** START OF DATA SEGMENT **

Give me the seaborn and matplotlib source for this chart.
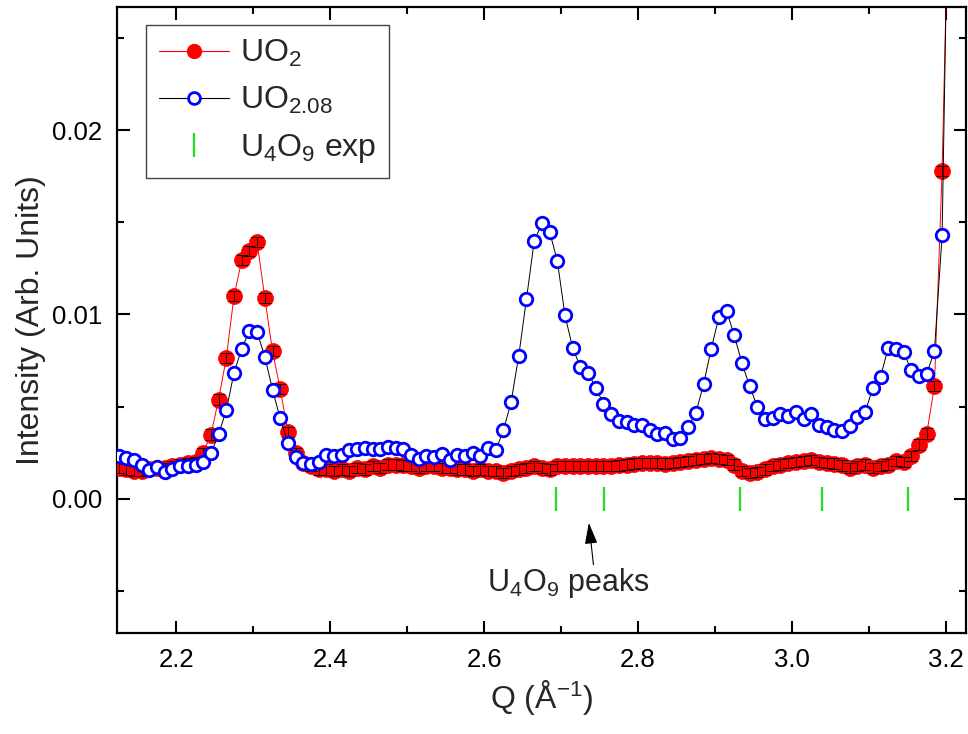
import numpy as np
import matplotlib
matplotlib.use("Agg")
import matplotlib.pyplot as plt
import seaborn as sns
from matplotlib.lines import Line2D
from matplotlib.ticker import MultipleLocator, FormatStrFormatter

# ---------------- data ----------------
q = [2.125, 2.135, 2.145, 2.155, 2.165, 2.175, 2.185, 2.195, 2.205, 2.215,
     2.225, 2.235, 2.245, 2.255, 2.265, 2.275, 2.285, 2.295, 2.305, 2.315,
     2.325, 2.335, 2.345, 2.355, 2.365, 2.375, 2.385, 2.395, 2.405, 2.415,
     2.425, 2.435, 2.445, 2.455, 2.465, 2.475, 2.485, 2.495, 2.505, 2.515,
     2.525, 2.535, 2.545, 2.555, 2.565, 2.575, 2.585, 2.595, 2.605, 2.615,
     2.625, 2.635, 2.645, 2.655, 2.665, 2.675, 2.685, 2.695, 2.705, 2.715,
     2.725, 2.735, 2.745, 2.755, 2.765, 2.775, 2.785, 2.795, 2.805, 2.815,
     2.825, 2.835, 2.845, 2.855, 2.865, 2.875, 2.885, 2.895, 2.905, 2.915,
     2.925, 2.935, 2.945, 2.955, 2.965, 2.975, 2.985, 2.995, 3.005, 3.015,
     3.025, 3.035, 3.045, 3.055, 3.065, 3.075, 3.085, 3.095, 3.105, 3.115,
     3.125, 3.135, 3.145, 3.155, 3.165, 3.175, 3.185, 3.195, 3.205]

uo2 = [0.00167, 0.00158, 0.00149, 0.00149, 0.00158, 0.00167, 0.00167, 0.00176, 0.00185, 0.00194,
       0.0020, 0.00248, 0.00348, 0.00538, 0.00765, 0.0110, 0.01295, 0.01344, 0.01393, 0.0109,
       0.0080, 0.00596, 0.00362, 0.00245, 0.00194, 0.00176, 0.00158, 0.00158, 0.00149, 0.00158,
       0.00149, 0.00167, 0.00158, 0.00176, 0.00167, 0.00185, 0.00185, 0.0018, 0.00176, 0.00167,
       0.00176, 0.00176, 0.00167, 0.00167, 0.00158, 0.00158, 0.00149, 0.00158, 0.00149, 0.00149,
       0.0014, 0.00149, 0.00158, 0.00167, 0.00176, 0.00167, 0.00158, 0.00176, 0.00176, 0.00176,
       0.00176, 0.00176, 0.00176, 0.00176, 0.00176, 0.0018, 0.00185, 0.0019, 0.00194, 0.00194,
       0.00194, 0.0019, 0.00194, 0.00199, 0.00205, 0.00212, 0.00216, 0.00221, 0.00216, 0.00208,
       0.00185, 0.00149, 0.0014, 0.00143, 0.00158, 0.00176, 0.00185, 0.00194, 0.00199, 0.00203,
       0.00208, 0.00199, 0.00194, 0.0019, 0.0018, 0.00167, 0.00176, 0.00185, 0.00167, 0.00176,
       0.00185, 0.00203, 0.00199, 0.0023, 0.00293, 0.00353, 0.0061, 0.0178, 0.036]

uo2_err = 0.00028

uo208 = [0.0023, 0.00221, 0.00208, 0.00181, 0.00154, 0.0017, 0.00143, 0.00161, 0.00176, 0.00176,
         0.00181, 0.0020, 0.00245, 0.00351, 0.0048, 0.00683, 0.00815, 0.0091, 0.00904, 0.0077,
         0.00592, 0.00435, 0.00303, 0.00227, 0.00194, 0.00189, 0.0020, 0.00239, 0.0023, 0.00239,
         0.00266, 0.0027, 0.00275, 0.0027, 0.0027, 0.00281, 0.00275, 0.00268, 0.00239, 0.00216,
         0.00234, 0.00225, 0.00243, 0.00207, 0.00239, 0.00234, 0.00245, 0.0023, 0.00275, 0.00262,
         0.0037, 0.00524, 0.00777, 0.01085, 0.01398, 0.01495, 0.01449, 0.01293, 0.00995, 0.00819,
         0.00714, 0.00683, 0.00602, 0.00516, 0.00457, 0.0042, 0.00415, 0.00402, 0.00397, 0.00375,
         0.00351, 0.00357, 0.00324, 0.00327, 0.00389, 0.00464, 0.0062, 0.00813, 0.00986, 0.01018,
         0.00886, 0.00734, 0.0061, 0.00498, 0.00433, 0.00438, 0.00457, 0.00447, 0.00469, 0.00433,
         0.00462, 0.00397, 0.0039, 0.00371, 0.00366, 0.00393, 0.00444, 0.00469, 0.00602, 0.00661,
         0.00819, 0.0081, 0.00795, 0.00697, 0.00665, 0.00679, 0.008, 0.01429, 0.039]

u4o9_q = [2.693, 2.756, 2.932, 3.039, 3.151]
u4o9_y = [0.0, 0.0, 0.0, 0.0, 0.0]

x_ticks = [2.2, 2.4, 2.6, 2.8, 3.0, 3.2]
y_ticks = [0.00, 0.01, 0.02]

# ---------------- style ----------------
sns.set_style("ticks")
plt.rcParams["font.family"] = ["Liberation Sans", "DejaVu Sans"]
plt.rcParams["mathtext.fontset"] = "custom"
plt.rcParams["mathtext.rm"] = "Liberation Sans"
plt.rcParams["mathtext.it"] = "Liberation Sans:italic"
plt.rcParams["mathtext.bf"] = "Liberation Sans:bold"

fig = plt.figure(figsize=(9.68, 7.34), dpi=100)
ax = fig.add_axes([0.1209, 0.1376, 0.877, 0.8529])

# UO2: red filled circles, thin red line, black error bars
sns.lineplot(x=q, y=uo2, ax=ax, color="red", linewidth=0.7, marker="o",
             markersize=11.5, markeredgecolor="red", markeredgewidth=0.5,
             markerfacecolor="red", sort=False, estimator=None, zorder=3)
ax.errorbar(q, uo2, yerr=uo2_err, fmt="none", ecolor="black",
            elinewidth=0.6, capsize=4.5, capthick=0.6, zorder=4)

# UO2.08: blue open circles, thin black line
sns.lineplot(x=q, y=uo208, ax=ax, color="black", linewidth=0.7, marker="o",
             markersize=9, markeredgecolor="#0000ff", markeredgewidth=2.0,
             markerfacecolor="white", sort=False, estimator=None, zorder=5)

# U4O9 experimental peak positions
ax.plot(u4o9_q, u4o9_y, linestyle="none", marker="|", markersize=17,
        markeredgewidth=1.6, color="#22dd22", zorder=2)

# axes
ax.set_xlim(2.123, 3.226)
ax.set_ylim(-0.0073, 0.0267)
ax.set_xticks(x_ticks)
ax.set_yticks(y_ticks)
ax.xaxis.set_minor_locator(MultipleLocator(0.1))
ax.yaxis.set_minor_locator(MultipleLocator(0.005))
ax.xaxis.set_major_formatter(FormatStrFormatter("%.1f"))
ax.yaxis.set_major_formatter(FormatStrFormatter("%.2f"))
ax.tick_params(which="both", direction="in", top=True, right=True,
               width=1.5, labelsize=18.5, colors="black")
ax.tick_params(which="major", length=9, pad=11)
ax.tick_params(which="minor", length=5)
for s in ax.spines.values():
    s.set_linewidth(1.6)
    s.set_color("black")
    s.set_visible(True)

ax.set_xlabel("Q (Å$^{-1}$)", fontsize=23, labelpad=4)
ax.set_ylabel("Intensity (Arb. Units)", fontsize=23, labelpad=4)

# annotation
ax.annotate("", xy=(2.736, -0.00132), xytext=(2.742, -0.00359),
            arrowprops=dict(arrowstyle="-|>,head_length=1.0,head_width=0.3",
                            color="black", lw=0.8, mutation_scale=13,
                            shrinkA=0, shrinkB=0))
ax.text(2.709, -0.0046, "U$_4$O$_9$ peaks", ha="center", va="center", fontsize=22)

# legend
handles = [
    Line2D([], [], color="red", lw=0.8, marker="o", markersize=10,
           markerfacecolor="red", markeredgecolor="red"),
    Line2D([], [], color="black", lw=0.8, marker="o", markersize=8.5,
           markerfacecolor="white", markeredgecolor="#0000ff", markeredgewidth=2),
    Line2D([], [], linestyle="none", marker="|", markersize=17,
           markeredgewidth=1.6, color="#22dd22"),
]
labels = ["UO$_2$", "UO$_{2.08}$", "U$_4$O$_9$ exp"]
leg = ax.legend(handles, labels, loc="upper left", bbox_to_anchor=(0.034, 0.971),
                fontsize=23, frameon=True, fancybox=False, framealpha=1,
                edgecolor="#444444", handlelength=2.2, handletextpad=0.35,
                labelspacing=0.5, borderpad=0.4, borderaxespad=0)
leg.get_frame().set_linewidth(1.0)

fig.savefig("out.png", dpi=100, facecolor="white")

** END OF DATA SEGMENT **

> **WHAT TO PRODUCE**
Begin at the first line of the data above and repeat each line exactly, stopping after the line containing "from matplotlib.ticker import". Omit the pictures.

> **REPLY TO THE EXERCISE**
Give me the seaborn and matplotlib source for this chart.
import numpy as np
import matplotlib
matplotlib.use("Agg")
import matplotlib.pyplot as plt
import seaborn as sns
from matplotlib.lines import Line2D
from matplotlib.ticker import MultipleLocator, FormatStrFormatter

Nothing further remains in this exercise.